Food is sexy. It’s loving and nurturing. It’s thrilling, and it’s collaborative, especially when each half of the couple brings talent to the table. I’m good at throwing random ingredients together and coming up with creative recipes, and I can bake a decent loaf of bread.

My husband is a grill master. He has great instincts with meats, and as a result, can produce a killer steak any day of the week. He’s also excellent with anything precise, whether it’s a recipe that calls for exact ingredients or something that requires patience, time or really good knife skills.

The point is, food isn’t something that will magically produce an overpriced piece of jewelry. But it’s something that can foster a wonderful connection, whether you’re newly dating or long-married. And when it’s a shared interest, it keeps things exciting.

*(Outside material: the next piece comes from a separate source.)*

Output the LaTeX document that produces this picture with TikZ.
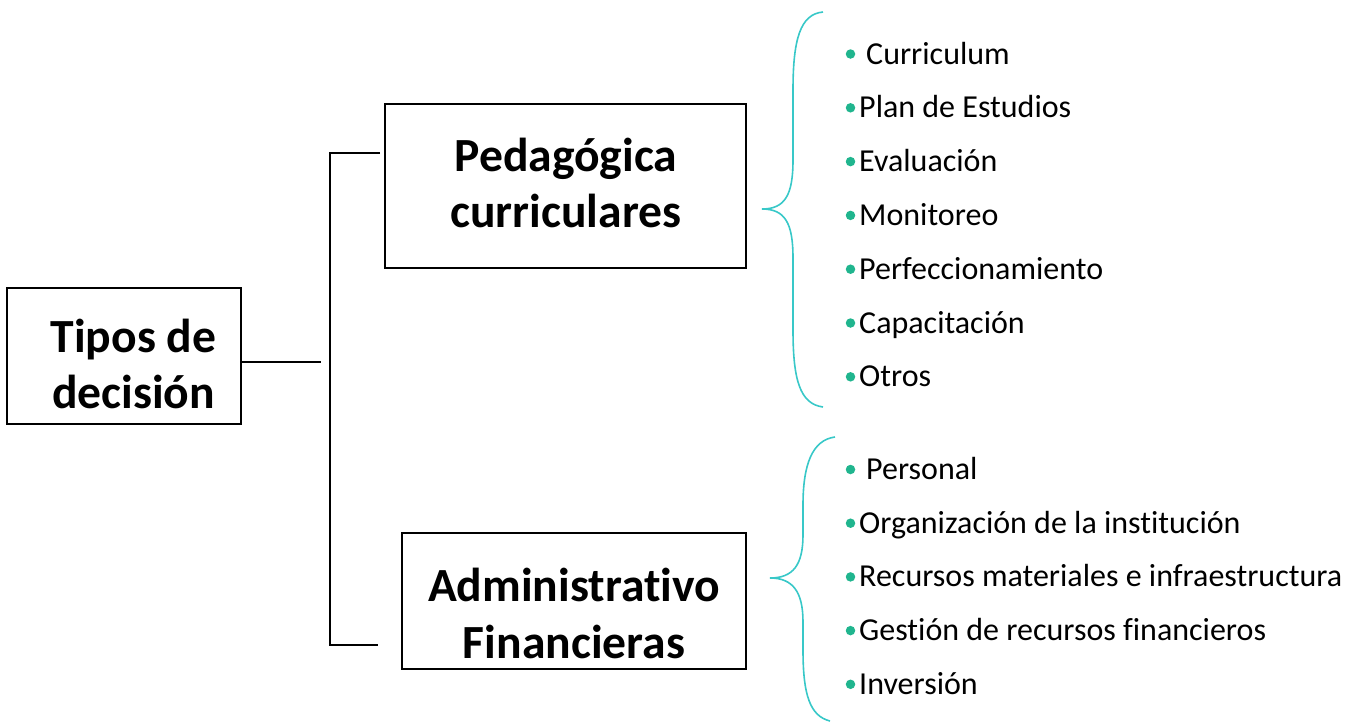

And news flash: roast chicken is one of the easiest dishes ever. Season chicken with salt and pepper. Stuff the cavity with cut-up lemons, garlic and fresh herbs. Slather chicken liberally with olive oil or butter (I used an herb butter for the chicken pictured – softened butter whipped with shallots, garlic, parsley, dill and basil.) Roast it at 20 minutes per pound.

Slice. Eat. Make stock with the carcass if you have time. Oops, sorry. Carcasses aren’t romantic.